Help me, Greenwood. I must have missing something. The quote beginning, ‘There was dismay in the City…’ is from Appendix A in the RotK. Thorongil left Minas Tirith four years before Ecthelion died, and that happened in 2984. 2984 - 4 = 2980. Aragorn went to Lórien first. That sounds like a good plan to me: go someplace safe, get advice, and prepare yourself. Get engaged while you’re there, but your girlfriend’s dad won’t let you set a wedding date until you have a really good job. Aragorn had to go East and South soon after that, because 21 years later, by 3001, he’s helping Gandalf guard the Shire. If he spent 16 years in Rohan and Gondor, which were relatively close - "nearby," if you will -, and he spent many more years wandering, he’d best begin soon or he won’t be home on time for our adventure to begin. He told Boromir at the Council of Elrond,


> [T]he leagues that lie between here and Gondor are a small part in the count of my journeys. I have crossed many mountains and many rivers, and trodden many plains, even unto the far countries of Rhûn and Harad where the stars are strange.


If I can clarify matters, I will, and if I’ve made an error, I’ll admit it.


----------



## Greenwood (Mar 21, 2005)

Alcuin,

And I will admit when I missed something. I missed the later passage in Appendix A that says: "There was dismay in the City at the departure of Thorongil, and to all men it seemed a great loss, unless it were to Denethor, the son of Ecthelion, a man now ripe for the Stewardship, to which after four years he succeeded on the death of his father." This would indeed place Aragorn's departure from the service of Gondor in 2980. We are, however, left with the entry in the Tale of Years (Appendix B) which states Aragorn's "great journeys and errantries" ended in 2980. We are left then with something of an inconsistency where whatever Aragorn was doing between 2980 and 3001 is evidently not considered among his "great journeys and errantries". Loafing about Rivendell I guess.


----------



## Alcuin (Mar 21, 2005)

Greenwood said:


> We are left then with something of an inconsistency where whatever Aragorn was doing between 2980 and 3001 is evidently not considered among his "great journeys and errantries". Loafing about Rivendell I guess.


I accede to the inconsistency, worthy Greenwood!
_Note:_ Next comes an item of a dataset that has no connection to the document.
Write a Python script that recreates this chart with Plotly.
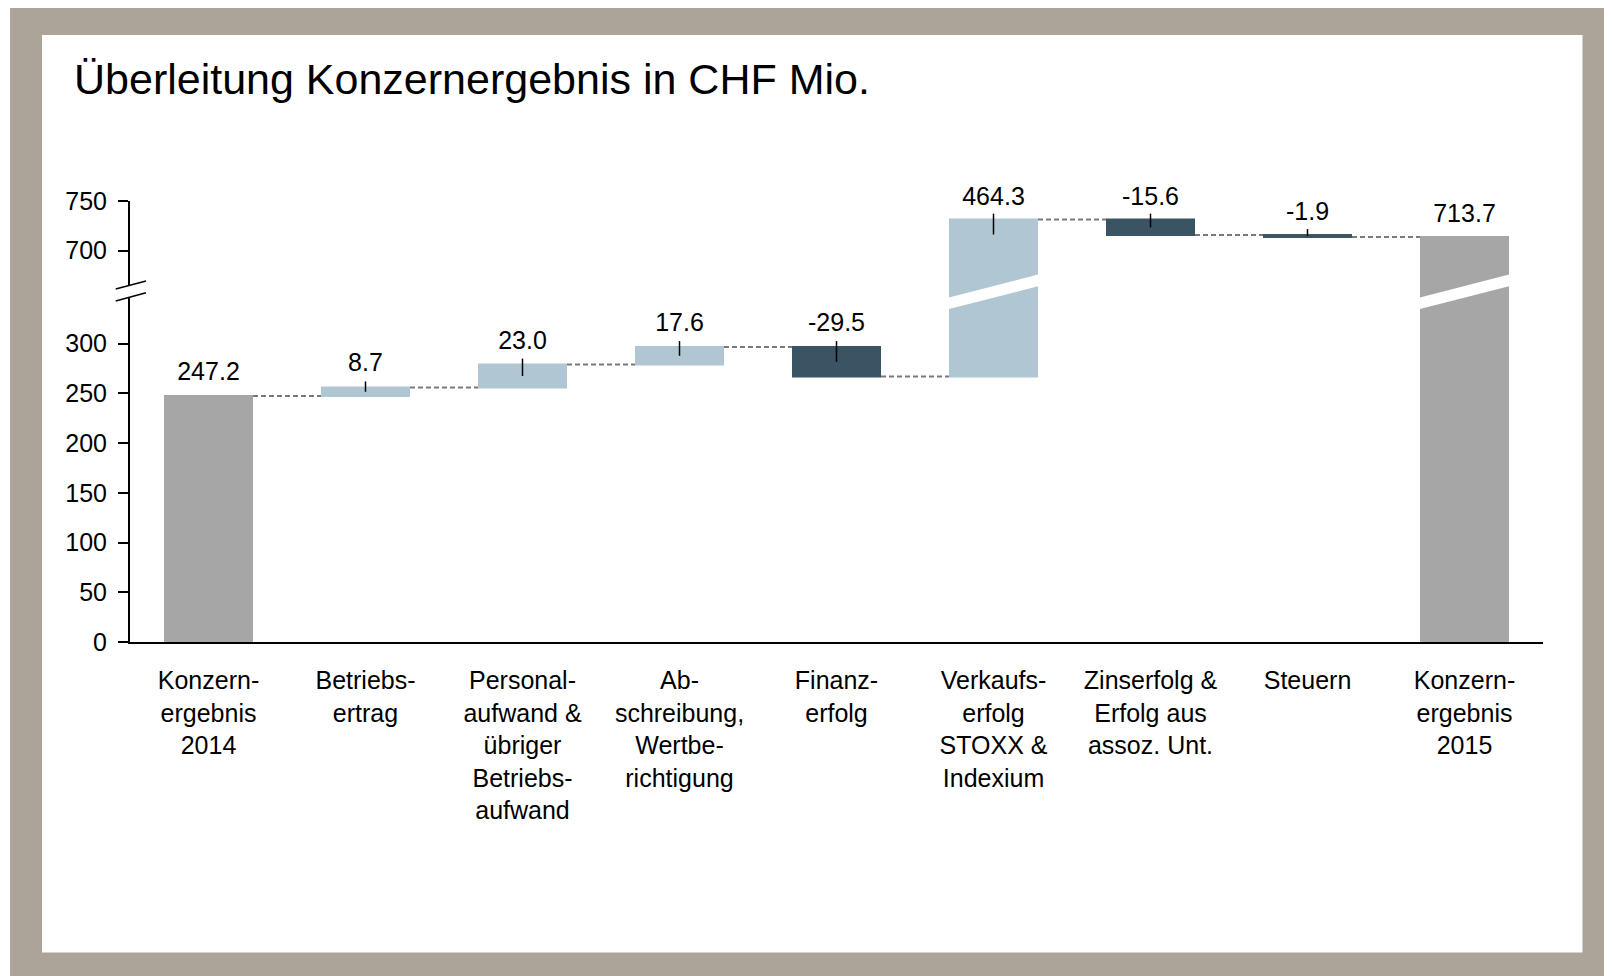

Perhaps there is something in _Peoples of Middle-Earth_ that will shed some light on the matter: a more extensive version of the Tale of Years is there, of which the one in ‘Appendix B’ is but an abridgement.


----------



## Alcuin (Mar 22, 2005)

Greenwood, 

I told you that if I made an error, I would admit it. You are correct: Aragorn journeyed into the South and East before III 2980. I was in error. Here is the reference.

In _The Peoples of Middle-Earth_, p. 240, “The Tale of the Years of the Third Age”, under the entry for year 2956,


> Aragorn meets Gandalf, and their great friendship begins. Aragorn undertakes great journeys, even far into the East and deep into the South, exploring the purposes of Sauron and all his movements. As an unknown warrior he fights in the service of Gondor and of Rohan. Because of his high race, the noblest among mortal men, his fostering by Elrond, and his learning from Mithrandir, and his many deeds and journeys he becomes the most hardy of Men, both Elven-wise and skilled in craft and lore.


With respect, 
Alcuin


----------



## Morgul Agent (Mar 25, 2005)

Thanks for all the insightful replies, I knew you folks would know your stuff 

I just think this is the coolest storyline and I wish Tolkien could have written more about it!


----------



## Erestor Arcamen (Apr 9, 2005)

*This is why I love Tolkien so much, he creates puzzles like this that are intertwined around the History of ME. He's definatly one of the greatest authors.*


----------



## Urambo Tauro (Apr 9, 2005)

Alcuin said:


> Aragorn meets Gandalf, and their great friendship begins. Aragorn undertakes great journeys, even far into the East and deep into the South, exploring the purposes of Sauron and all his movements. As an unknown warrior he fights in the service of Gondor and of Rohan. Because of his high race, the noblest among mortal men, his fostering by Elrond, and his learning from Mithrandir, and his many deeds and journeys he becomes the most hardy of Men, both Elven-wise and skilled in craft and lore.


Does Aragorn's Greatest Journey perhaps take place during this time?


----------